[Problem statement]: Set all the material down again unchanged, without the pictures.

-=-=-

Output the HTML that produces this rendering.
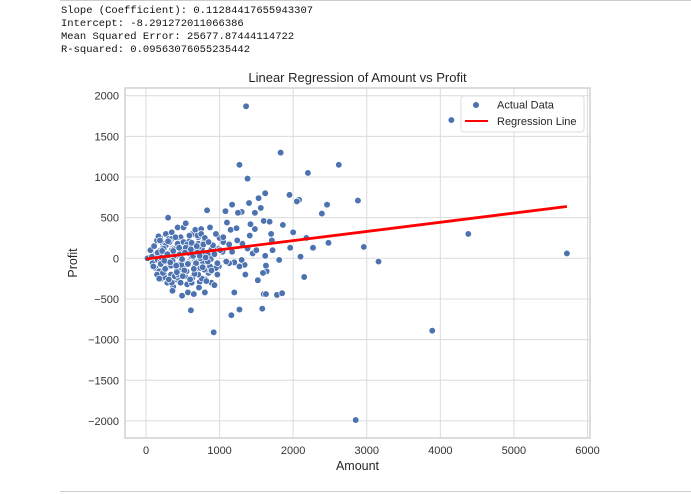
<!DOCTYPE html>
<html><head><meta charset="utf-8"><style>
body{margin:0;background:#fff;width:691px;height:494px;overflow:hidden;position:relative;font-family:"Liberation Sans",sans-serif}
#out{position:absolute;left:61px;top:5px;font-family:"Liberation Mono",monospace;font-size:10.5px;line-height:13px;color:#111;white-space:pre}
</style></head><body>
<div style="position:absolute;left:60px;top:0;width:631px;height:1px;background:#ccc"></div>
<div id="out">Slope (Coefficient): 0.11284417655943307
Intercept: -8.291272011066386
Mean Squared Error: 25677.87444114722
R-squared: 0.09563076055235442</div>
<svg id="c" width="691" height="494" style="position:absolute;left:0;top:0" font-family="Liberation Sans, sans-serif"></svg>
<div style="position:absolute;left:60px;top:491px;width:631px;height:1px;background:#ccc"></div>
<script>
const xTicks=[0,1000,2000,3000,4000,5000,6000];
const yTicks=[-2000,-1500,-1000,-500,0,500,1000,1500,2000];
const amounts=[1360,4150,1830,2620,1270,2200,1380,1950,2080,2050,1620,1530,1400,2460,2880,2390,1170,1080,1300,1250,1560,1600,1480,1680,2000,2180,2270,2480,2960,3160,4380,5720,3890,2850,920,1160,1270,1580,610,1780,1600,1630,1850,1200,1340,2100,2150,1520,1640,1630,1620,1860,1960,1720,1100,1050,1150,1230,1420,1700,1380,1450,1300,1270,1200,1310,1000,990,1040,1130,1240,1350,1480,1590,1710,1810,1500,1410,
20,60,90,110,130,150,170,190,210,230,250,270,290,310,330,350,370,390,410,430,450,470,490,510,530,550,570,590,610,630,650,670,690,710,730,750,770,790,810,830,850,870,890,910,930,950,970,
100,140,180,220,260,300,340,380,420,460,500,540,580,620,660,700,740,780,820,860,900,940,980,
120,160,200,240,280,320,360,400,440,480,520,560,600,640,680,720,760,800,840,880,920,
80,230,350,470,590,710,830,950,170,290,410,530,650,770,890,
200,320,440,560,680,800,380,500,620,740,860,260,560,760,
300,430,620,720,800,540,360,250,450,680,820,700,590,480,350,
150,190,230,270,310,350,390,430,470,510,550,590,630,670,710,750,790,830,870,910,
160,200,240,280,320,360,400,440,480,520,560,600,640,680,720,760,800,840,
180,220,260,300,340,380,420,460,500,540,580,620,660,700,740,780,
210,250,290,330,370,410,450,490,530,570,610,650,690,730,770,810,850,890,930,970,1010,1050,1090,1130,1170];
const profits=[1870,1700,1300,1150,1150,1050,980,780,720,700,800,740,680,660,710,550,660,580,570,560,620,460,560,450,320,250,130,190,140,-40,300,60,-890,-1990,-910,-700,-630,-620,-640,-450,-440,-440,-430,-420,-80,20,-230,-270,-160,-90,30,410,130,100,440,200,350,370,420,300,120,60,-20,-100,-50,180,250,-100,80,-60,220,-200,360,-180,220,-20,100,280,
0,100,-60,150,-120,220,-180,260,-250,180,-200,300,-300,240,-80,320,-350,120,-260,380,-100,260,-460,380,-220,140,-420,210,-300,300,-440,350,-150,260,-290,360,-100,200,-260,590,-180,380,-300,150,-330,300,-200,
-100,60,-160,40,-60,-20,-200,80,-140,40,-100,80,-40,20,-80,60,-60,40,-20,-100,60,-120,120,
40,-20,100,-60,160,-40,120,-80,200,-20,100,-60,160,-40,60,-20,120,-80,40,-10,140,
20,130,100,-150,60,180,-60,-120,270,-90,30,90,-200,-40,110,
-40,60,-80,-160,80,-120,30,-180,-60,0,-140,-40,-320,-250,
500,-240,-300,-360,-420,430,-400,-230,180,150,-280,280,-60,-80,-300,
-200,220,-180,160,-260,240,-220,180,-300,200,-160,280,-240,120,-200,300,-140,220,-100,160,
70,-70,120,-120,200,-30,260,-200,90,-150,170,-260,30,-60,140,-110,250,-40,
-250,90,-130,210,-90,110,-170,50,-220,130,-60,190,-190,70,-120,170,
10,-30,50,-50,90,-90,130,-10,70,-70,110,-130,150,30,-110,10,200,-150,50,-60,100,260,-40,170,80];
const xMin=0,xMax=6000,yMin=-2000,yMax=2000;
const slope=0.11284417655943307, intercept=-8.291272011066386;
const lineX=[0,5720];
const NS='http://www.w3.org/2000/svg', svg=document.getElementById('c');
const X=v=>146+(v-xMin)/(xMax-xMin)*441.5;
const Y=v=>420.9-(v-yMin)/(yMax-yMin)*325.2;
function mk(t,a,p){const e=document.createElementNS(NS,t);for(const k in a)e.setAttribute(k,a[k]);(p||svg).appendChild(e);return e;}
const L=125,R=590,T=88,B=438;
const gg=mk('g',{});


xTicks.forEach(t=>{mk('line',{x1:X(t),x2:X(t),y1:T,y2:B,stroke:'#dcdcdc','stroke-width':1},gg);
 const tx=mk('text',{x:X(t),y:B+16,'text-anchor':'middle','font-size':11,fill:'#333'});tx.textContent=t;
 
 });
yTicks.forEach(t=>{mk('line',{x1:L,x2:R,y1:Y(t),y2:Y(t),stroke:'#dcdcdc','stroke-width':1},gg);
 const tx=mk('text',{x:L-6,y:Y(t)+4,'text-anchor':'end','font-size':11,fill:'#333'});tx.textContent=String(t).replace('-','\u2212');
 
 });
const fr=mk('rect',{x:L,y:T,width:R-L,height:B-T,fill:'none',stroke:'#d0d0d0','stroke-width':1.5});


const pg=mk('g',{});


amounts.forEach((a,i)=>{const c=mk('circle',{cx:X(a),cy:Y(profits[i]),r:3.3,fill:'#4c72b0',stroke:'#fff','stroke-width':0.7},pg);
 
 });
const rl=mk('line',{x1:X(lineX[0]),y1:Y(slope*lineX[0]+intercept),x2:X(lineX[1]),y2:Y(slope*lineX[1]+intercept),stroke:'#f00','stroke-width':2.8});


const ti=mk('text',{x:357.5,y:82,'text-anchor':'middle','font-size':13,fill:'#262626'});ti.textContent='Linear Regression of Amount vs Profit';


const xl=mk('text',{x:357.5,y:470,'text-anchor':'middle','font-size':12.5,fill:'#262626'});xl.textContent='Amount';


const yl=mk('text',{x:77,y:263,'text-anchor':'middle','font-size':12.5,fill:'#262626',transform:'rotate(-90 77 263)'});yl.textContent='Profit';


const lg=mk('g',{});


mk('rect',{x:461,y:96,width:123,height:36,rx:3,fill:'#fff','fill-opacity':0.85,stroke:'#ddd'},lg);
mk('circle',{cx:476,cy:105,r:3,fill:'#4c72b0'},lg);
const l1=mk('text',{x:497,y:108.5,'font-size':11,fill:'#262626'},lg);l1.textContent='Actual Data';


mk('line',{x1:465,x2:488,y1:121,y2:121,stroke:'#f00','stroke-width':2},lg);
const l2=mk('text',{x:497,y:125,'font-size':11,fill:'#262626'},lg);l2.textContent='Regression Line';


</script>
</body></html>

-=-=-

[Response]:
Output the HTML that produces this rendering.
<!DOCTYPE html>
<html><head><meta charset="utf-8"><style>
body{margin:0;background:#fff;width:691px;height:494px;overflow:hidden;position:relative;font-family:"Liberation Sans",sans-serif}
#out{position:absolute;left:61px;top:5px;font-family:"Liberation Mono",monospace;font-size:10.5px;line-height:13px;color:#111;white-space:pre}
</style></head><body>
<div style="position:absolute;left:60px;top:0;width:631px;height:1px;background:#ccc"></div>
<div id="out">Slope (Coefficient): 0.11284417655943307
Intercept: -8.291272011066386
Mean Squared Error: 25677.87444114722
R-squared: 0.09563076055235442</div>
<svg id="c" width="691" height="494" style="position:absolute;left:0;top:0" font-family="Liberation Sans, sans-serif"></svg>
<div style="position:absolute;left:60px;top:491px;width:631px;height:1px;background:#ccc"></div>
<script>
const xTicks=[0,1000,2000,3000,4000,5000,6000];
const yTicks=[-2000,-1500,-1000,-500,0,500,1000,1500,2000];
const amounts=[1360,4150,1830,2620,1270,2200,1380,1950,2080,2050,1620,1530,1400,2460,2880,2390,1170,1080,1300,1250,1560,1600,1480,1680,2000,2180,2270,2480,2960,3160,4380,5720,3890,2850,920,1160,1270,1580,610,1780,1600,1630,1850,1200,1340,2100,2150,1520,1640,1630,1620,1860,1960,1720,1100,1050,1150,1230,1420,1700,1380,1450,1300,1270,1200,1310,1000,990,1040,1130,1240,1350,1480,1590,1710,1810,1500,1410,
20,60,90,110,130,150,170,190,210,230,250,270,290,310,330,350,370,390,410,430,450,470,490,510,530,550,570,590,610,630,650,670,690,710,730,750,770,790,810,830,850,870,890,910,930,950,970,
100,140,180,220,260,300,340,380,420,460,500,540,580,620,660,700,740,780,820,860,900,940,980,
120,160,200,240,280,320,360,400,440,480,520,560,600,640,680,720,760,800,840,880,920,
80,230,350,470,590,710,830,950,170,290,410,530,650,770,890,
200,320,440,560,680,800,380,500,620,740,860,260,560,760,
300,430,620,720,800,540,360,250,450,680,820,700,590,480,350,
150,190,230,270,310,350,390,430,470,510,550,590,630,670,710,750,790,830,870,910,
160,200,240,280,320,360,400,440,480,520,560,600,640,680,720,760,800,840,
180,220,260,300,340,380,420,460,500,540,580,620,660,700,740,780,
210,250,290,330,370,410,450,490,530,570,610,650,690,730,770,810,850,890,930,970,1010,1050,1090,1130,1170];
const profits=[1870,1700,1300,1150,1150,1050,980,780,720,700,800,740,680,660,710,550,660,580,570,560,620,460,560,450,320,250,130,190,140,-40,300,60,-890,-1990,-910,-700,-630,-620,-640,-450,-440,-440,-430,-420,-80,20,-230,-270,-160,-90,30,410,130,100,440,200,350,370,420,300,120,60,-20,-100,-50,180,250,-100,80,-60,220,-200,360,-180,220,-20,100,280,
0,100,-60,150,-120,220,-180,260,-250,180,-200,300,-300,240,-80,320,-350,120,-260,380,-100,260,-460,380,-220,140,-420,210,-300,300,-440,350,-150,260,-290,360,-100,200,-260,590,-180,380,-300,150,-330,300,-200,
-100,60,-160,40,-60,-20,-200,80,-140,40,-100,80,-40,20,-80,60,-60,40,-20,-100,60,-120,120,
40,-20,100,-60,160,-40,120,-80,200,-20,100,-60,160,-40,60,-20,120,-80,40,-10,140,
20,130,100,-150,60,180,-60,-120,270,-90,30,90,-200,-40,110,
-40,60,-80,-160,80,-120,30,-180,-60,0,-140,-40,-320,-250,
500,-240,-300,-360,-420,430,-400,-230,180,150,-280,280,-60,-80,-300,
-200,220,-180,160,-260,240,-220,180,-300,200,-160,280,-240,120,-200,300,-140,220,-100,160,
70,-70,120,-120,200,-30,260,-200,90,-150,170,-260,30,-60,140,-110,250,-40,
-250,90,-130,210,-90,110,-170,50,-220,130,-60,190,-190,70,-120,170,
10,-30,50,-50,90,-90,130,-10,70,-70,110,-130,150,30,-110,10,200,-150,50,-60,100,260,-40,170,80];
const xMin=0,xMax=6000,yMin=-2000,yMax=2000;
const slope=0.11284417655943307, intercept=-8.291272011066386;
const lineX=[0,5720];
const NS='http://www.w3.org/2000/svg', svg=document.getElementById('c');
const X=v=>146+(v-xMin)/(xMax-xMin)*441.5;
const Y=v=>420.9-(v-yMin)/(yMax-yMin)*325.2;
function mk(t,a,p){const e=document.createElementNS(NS,t);for(const k in a)e.setAttribute(k,a[k]);(p||svg).appendChild(e);return e;}
const L=125,R=590,T=88,B=438;
const gg=mk('g',{});


xTicks.forEach(t=>{mk('line',{x1:X(t),x2:X(t),y1:T,y2:B,stroke:'#dcdcdc','stroke-width':1},gg);
 const tx=mk('text',{x:X(t),y:B+16,'text-anchor':'middle','font-size':11,fill:'#333'});tx.textContent=t;
 
 });
yTicks.forEach(t=>{mk('line',{x1:L,x2:R,y1:Y(t),y2:Y(t),stroke:'#dcdcdc','stroke-width':1},gg);
 const tx=mk('text',{x:L-6,y:Y(t)+4,'text-anchor':'end','font-size':11,fill:'#333'});tx.textContent=String(t).replace('-','\u2212');
 
 });
const fr=mk('rect',{x:L,y:T,width:R-L,height:B-T,fill:'none',stroke:'#d0d0d0','stroke-width':1.5});


const pg=mk('g',{});


amounts.forEach((a,i)=>{const c=mk('circle',{cx:X(a),cy:Y(profits[i]),r:3.3,fill:'#4c72b0',stroke:'#fff','stroke-width':0.7},pg);
 
 });
const rl=mk('line',{x1:X(lineX[0]),y1:Y(slope*lineX[0]+intercept),x2:X(lineX[1]),y2:Y(slope*lineX[1]+intercept),stroke:'#f00','stroke-width':2.8});


const ti=mk('text',{x:357.5,y:82,'text-anchor':'middle','font-size':13,fill:'#262626'});ti.textContent='Linear Regression of Amount vs Profit';


const xl=mk('text',{x:357.5,y:470,'text-anchor':'middle','font-size':12.5,fill:'#262626'});xl.textContent='Amount';


const yl=mk('text',{x:77,y:263,'text-anchor':'middle','font-size':12.5,fill:'#262626',transform:'rotate(-90 77 263)'});yl.textContent='Profit';


const lg=mk('g',{});


mk('rect',{x:461,y:96,width:123,height:36,rx:3,fill:'#fff','fill-opacity':0.85,stroke:'#ddd'},lg);
mk('circle',{cx:476,cy:105,r:3,fill:'#4c72b0'},lg);
const l1=mk('text',{x:497,y:108.5,'font-size':11,fill:'#262626'},lg);l1.textContent='Actual Data';


mk('line',{x1:465,x2:488,y1:121,y2:121,stroke:'#f00','stroke-width':2},lg);
const l2=mk('text',{x:497,y:125,'font-size':11,fill:'#262626'},lg);l2.textContent='Regression Line';


</script>
</body></html>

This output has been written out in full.